[BEGIN EXTRACTED ENTRIES]

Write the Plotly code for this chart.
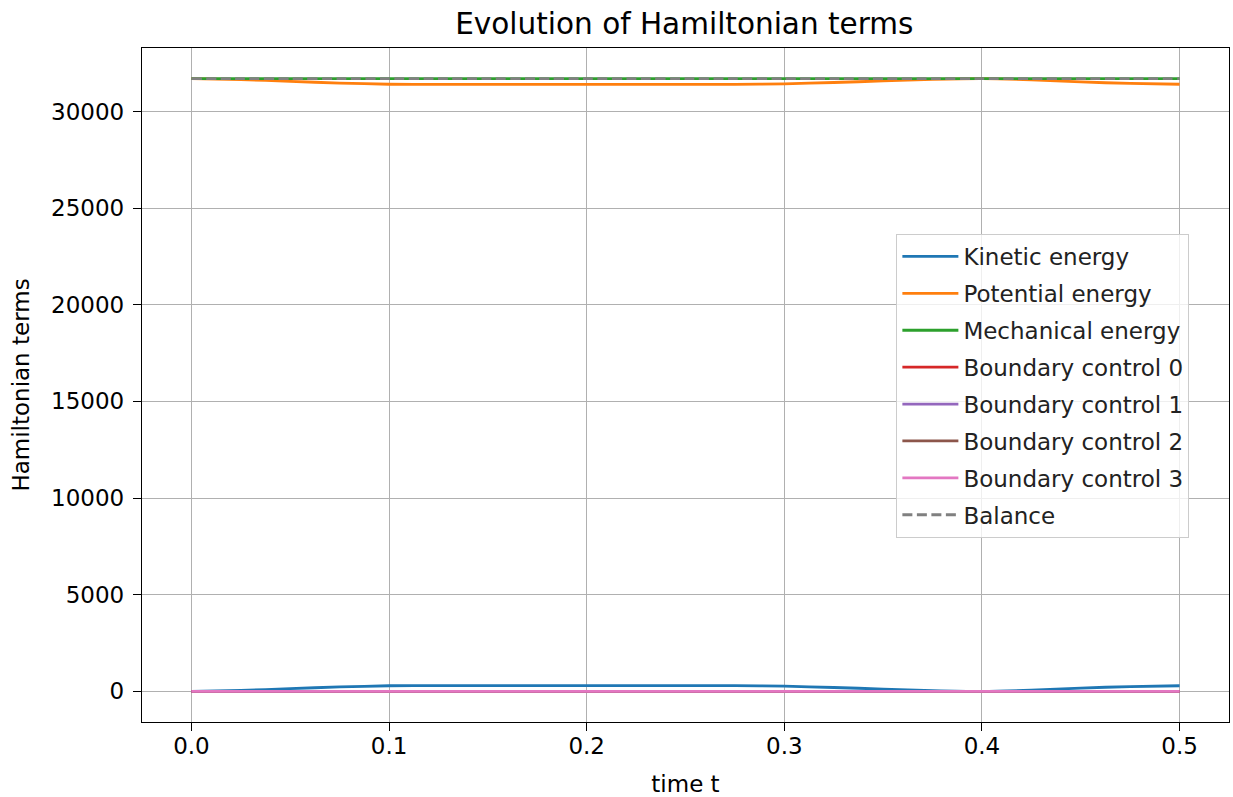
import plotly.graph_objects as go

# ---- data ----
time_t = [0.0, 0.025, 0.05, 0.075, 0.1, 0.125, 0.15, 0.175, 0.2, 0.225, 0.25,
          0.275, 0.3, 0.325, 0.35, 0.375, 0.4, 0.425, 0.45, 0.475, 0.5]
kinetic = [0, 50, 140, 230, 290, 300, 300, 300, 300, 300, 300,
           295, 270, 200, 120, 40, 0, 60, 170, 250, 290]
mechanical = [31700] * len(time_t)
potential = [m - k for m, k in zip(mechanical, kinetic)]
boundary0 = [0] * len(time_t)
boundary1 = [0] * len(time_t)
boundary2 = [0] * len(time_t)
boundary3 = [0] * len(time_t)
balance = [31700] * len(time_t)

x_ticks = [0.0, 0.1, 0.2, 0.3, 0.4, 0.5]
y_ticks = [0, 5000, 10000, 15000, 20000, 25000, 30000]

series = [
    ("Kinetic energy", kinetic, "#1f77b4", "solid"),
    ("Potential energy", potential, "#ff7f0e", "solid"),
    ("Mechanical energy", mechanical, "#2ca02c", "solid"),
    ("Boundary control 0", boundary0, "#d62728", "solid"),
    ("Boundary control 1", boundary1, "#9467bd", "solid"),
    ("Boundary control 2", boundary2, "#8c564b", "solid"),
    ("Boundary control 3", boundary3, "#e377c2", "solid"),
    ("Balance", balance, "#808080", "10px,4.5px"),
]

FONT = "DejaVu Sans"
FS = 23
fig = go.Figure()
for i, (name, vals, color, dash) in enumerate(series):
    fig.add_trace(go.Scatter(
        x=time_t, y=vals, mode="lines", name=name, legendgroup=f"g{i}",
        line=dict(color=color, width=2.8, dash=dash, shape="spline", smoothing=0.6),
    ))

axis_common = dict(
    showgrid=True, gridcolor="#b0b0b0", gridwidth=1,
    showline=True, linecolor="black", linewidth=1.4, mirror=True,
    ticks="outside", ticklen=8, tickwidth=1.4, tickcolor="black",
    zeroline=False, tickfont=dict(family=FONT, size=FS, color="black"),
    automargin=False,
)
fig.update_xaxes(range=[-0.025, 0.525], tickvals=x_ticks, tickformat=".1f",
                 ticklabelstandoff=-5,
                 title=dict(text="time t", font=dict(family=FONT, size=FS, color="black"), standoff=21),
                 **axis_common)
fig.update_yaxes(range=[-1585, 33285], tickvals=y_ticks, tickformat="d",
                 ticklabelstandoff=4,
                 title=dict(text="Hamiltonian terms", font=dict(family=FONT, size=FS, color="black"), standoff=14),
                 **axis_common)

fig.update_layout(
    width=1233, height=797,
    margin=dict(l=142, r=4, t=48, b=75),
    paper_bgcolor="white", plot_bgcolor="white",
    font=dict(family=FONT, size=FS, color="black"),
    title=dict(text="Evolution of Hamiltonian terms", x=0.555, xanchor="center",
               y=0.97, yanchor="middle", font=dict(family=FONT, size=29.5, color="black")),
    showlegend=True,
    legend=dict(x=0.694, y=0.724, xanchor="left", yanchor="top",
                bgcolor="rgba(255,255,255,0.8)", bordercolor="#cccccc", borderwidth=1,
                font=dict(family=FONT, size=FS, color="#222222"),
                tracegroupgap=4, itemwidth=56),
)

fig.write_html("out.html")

[END EXTRACTED ENTRIES]
[BEGIN EXTRACTED ENTRIES]

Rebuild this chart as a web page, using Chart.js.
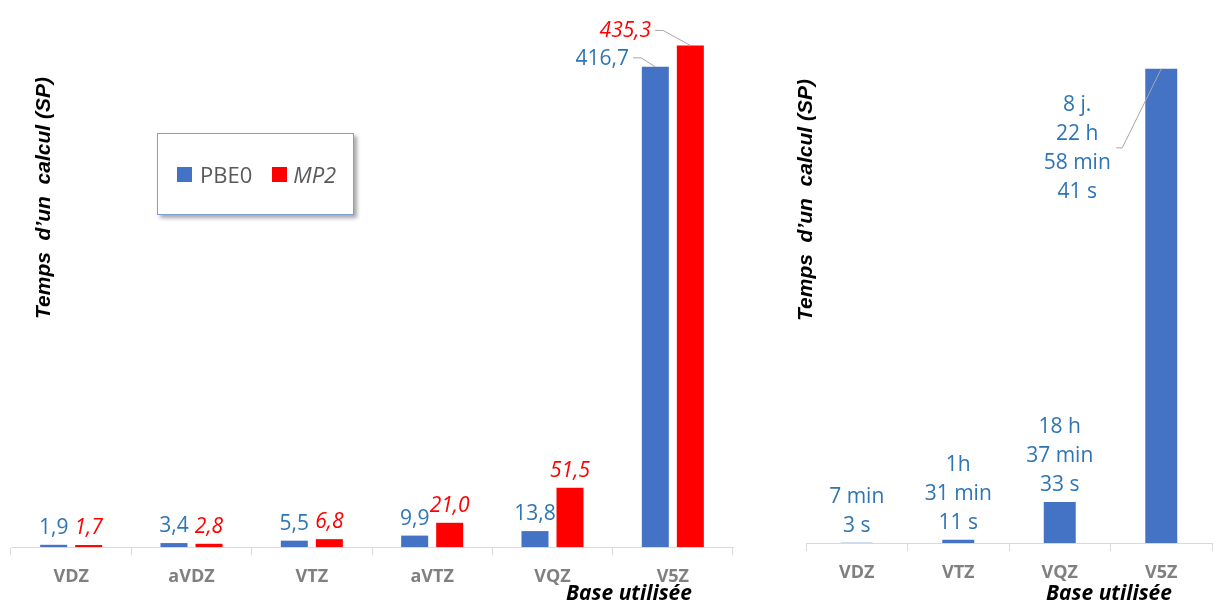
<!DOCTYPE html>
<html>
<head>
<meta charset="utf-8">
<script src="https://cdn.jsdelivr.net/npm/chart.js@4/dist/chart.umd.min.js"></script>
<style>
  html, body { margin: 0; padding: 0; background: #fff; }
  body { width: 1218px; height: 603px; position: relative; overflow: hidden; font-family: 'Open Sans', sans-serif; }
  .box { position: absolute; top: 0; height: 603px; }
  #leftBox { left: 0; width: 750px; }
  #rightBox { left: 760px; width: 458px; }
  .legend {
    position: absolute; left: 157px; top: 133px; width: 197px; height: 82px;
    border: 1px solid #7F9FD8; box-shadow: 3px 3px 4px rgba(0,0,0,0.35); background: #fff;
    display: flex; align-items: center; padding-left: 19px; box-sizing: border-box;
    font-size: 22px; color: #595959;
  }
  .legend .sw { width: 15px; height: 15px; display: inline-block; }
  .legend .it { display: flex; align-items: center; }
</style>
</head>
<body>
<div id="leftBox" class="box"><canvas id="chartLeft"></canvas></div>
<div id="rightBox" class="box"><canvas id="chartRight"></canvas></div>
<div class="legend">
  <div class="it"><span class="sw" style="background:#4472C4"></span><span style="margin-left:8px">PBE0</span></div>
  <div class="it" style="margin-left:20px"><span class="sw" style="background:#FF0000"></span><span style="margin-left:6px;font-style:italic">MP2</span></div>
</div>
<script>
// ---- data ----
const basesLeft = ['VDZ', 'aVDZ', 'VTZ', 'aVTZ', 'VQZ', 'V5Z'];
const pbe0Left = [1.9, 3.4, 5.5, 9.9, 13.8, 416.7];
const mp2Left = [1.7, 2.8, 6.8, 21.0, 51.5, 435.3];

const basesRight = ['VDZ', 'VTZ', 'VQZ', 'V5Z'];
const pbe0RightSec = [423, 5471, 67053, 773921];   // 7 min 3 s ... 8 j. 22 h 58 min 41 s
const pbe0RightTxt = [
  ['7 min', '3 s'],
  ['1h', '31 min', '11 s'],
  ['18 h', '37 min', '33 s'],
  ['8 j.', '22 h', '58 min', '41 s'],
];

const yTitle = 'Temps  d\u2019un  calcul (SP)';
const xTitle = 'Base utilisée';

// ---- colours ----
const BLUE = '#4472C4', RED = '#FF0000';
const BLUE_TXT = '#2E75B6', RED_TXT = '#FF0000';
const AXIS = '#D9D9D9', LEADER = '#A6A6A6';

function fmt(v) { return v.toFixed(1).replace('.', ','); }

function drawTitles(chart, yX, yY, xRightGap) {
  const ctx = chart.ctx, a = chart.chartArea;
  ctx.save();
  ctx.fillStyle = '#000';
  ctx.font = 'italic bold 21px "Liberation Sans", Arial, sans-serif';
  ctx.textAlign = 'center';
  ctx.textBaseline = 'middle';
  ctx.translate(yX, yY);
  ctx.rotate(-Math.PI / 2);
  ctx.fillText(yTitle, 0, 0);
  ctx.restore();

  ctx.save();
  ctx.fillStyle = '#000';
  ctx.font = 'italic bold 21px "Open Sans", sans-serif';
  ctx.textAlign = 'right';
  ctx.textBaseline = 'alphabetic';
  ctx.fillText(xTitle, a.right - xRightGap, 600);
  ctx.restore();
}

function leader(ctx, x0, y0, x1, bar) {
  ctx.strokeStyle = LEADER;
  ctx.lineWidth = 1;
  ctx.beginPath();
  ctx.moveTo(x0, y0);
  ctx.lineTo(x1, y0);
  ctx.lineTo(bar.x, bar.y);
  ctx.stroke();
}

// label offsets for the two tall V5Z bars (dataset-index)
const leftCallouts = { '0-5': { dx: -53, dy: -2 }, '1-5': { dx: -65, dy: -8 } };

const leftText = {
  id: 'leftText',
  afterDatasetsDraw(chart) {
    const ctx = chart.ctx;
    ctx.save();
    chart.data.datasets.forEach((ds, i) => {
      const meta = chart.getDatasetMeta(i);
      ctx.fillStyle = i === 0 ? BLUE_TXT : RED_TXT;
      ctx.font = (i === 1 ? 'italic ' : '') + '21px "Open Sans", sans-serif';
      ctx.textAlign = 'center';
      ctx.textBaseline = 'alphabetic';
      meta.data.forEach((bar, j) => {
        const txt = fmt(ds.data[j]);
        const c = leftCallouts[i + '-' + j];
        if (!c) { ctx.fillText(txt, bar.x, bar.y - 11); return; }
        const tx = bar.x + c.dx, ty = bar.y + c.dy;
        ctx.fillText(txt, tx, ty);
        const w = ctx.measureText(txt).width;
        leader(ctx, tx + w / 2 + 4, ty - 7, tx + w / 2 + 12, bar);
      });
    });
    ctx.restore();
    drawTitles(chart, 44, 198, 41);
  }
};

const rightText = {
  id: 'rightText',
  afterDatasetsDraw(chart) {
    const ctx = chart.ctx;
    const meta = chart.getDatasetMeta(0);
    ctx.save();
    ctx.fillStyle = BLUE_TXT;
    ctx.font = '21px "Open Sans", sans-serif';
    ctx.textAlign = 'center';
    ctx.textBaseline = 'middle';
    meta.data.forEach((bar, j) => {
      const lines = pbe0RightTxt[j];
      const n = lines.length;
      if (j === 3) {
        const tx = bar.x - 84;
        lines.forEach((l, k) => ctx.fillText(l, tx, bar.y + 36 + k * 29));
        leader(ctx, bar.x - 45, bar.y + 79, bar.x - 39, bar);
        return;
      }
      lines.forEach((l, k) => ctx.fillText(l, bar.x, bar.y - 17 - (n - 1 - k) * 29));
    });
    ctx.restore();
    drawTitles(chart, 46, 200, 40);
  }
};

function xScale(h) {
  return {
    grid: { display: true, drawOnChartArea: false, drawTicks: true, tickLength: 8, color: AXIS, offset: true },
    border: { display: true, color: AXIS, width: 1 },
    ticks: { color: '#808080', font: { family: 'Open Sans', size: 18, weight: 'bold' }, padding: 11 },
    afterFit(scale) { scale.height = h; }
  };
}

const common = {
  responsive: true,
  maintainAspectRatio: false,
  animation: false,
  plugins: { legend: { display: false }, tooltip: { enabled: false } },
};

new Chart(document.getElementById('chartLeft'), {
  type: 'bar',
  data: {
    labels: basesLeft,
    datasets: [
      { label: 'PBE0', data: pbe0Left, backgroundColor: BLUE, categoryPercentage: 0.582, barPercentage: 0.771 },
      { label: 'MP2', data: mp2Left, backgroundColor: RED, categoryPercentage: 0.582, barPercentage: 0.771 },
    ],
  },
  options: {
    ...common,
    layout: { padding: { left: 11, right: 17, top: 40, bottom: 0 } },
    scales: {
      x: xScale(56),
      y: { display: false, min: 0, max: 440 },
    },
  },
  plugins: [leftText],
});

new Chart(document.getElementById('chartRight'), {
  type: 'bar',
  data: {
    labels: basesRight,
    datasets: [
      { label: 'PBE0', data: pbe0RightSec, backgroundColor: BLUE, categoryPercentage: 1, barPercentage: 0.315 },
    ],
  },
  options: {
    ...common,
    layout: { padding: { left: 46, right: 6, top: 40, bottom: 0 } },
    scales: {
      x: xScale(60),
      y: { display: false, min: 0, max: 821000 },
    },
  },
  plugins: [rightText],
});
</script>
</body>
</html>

[END EXTRACTED ENTRIES]
[BEGIN EXTRACTED ENTRIES]

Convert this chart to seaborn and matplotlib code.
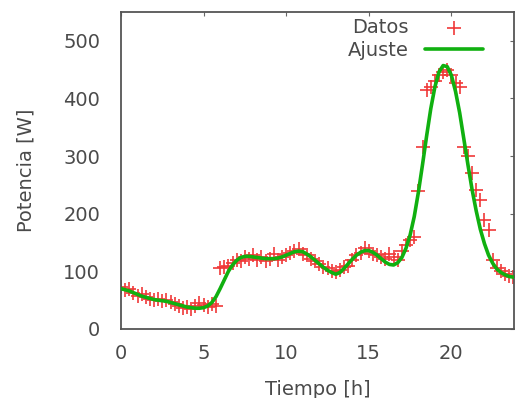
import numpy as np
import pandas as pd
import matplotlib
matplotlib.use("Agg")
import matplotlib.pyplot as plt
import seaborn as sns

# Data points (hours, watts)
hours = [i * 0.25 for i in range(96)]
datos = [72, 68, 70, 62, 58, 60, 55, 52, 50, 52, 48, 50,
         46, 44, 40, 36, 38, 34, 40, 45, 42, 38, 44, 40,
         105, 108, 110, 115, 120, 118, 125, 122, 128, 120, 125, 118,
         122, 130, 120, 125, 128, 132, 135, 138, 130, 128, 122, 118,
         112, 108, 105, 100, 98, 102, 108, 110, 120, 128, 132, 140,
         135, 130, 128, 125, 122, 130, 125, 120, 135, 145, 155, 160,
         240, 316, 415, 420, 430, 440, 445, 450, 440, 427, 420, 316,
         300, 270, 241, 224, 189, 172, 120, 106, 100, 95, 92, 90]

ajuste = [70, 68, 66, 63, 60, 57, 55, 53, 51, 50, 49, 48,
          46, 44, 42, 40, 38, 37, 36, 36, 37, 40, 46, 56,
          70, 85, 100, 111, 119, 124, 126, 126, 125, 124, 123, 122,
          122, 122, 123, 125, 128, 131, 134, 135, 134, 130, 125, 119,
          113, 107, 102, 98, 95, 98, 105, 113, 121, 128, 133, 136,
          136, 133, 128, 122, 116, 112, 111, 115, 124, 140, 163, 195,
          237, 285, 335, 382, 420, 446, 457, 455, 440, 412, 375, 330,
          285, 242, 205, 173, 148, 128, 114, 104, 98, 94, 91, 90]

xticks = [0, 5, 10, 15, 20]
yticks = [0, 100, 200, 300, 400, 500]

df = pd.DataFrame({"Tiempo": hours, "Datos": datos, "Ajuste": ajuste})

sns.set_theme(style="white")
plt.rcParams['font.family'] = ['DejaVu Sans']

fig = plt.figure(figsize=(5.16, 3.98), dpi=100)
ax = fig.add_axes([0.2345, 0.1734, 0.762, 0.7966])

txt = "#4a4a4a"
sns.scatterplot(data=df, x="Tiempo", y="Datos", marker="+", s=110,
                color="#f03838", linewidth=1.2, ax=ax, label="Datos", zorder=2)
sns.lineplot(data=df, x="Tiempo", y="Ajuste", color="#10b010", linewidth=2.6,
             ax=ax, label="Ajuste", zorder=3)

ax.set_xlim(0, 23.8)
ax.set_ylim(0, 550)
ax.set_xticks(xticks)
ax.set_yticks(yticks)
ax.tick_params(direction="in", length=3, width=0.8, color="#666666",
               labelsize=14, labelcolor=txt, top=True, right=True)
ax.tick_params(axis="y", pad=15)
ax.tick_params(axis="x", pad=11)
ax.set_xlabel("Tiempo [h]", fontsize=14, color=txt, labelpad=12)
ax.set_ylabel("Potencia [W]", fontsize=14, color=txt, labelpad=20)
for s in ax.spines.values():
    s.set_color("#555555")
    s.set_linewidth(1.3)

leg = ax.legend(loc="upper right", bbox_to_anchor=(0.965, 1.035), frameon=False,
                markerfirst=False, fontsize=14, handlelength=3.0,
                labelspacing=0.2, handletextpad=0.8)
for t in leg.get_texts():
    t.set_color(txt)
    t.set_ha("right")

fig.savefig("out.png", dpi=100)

[END EXTRACTED ENTRIES]

The lines to reproduce run from the one above containing "Write the Plotly code for this chart." through the one containing "import plotly.graph_objects as go". Copy them exactly and leave out all pictures.

Write the Plotly code for this chart.
import plotly.graph_objects as go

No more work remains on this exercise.